LONDON: Up to one million smokers will be encouraged to swap cigarettes for "vapes", with pregnant women offered financial incentives to make the change in what will be a world first, the British government said on Tuesday (Apr 11).
Under the scheme, almost one in five smokers will be given a vape - an e-cigarette - starter kit along with support to help quit smoking, the Department of Health (DoH) said.
Pregnant women will also be offered vouchers to help them kick the habit as part of the government's target of reducing the number of smokers to 5 per cent or less of the population from 13 per cent now.
"Up to two out of three lifelong smokers will die from smoking. Cigarettes are the only product on sale which will kill you if used correctly," Health Minister Neil O’Brien will say in a speech later on Tuesday, the government said.

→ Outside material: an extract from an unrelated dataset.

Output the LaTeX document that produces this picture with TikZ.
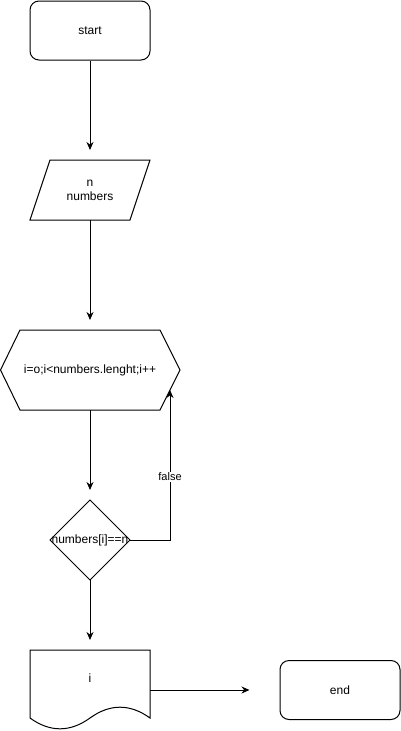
\documentclass[tikz,border=0pt]{standalone}
\usepackage{fontspec}
\setmainfont{Liberation Sans}
\usetikzlibrary{arrows.meta}
\begin{document}
\begin{tikzpicture}[x=1pt,y=-1pt,
  shapeline/.style={draw=black, line width=1pt, line join=miter},
  term/.style={draw=black, line width=1pt, rounded corners=9pt, minimum width=120pt, minimum height=59pt, inner sep=0pt, font=\fontsize{12}{14.4}\selectfont},
  lbl/.style={inner sep=0pt, align=center, font=\fontsize{12}{14.4}\selectfont},
  edgelbl/.style={inner sep=1pt, fill=white, font=\fontsize{11}{13}\selectfont},
  arr/.style={-{Stealth[length=8pt,width=7pt]}, line width=1pt}]
\useasboundingbox (0,0) rectangle (401,731);
% start
\node[term] (start) at (90,30.5) {start};
% input parallelogram
\draw[shapeline] (50,160) -- (150,160) -- (130,220) -- (30,220) -- cycle;
\node[lbl] (inp) at (90,190.5) {n\\numbers};
\coordinate (inpT) at (90,160);
\coordinate (inpB) at (90,220);
% loop hexagon
\draw[shapeline] (0.5,370) -- (20,330) -- (160,330) -- (180,370) -- (160,410) -- (20,410) -- cycle;
\node[lbl] (loop) at (90,370) {i=o;i<numbers.lenght;i++};
\coordinate (loopT) at (90,330);
\coordinate (loopB) at (90,410);
\coordinate (loopR) at (170,390);
% decision diamond
\draw[shapeline] (90,500) -- (130,540) -- (90,580) -- (50,540) -- cycle;
\node[lbl] (dec) at (90,540) {numbers[i]==n};
\coordinate (decT) at (90,500);
\coordinate (decB) at (90,580);
\coordinate (decR) at (130,540);
% output document
\draw[shapeline] (30,650) -- (150,650) -- (150,718)
  .. controls (130,703.6) and (110,703.6) .. (90,718)
  .. controls (70,732.4) and (50,732.4) .. (30,718) -- cycle;
\node[lbl] (out) at (90,678) {i};
\coordinate (outT) at (90,650);
\coordinate (outR) at (150,690);
% end
\node[term] (end) at (340,690) {end};
% connectors
\draw[arr] (start.south) -- ([yshift=10pt]inpT);
\draw[arr] (inpB) -- ([yshift=10pt]loopT);
\draw[arr] (loopB) -- ([yshift=10pt]decT);
\draw[arr] (decR) -- (170,540) -- (loopR);
\node[edgelbl] (f) at (170,477) {false};
\draw[arr] (decB) -- ([yshift=10pt]outT);
\draw[arr] (outR) -- ([xshift=-30pt]end.west |- outR);
\end{tikzpicture}
\end{document}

"We will offer a million smokers new help to quit. We will be funding a new national ‘swap to stop’ scheme – the first of its kind in the world."
Britain's approach stands in contrast to that of countries like Singapore and Australia.
Vaping is illegal in Singapore. But although the use, purchase and possession of e-vaporisers have been banned since February 2018, such products continue to be sold online and smuggled into the country. More people have also been caught for the offences.
In Australia, nicotine vapes can only be purchased with a prescription.
"Currently, there is insufficient evidence to promote the use of e-cigarettes for smoking cessation," said Australia's Department of Health and Aged Care.
Although worldwide average smoking rates are higher than in Britain, tobacco is still the highest preventable cause of death and illness in the country, the DoH said.
The government spent £68 million (US$84.52 million) from 2021 to 2022 on local authority measures to get people to stop smoking, leading to 100,000 smokers quitting, and easing the strain on Britain's overwhelmed National Health Service.
Vaping, however, has its critics and health officials have warned its popularity among children is exposing them to chemicals whose long-term effects are unclear.
Health service figures show 9 per cent of 11- to 15-year-olds in Britain had used e-cigarettes in 2021, up from 6 per cent three years before. The government said it would set up an enforcement squad backed by £3 million in funding to prevent the illegal sale of vapes to those under 18.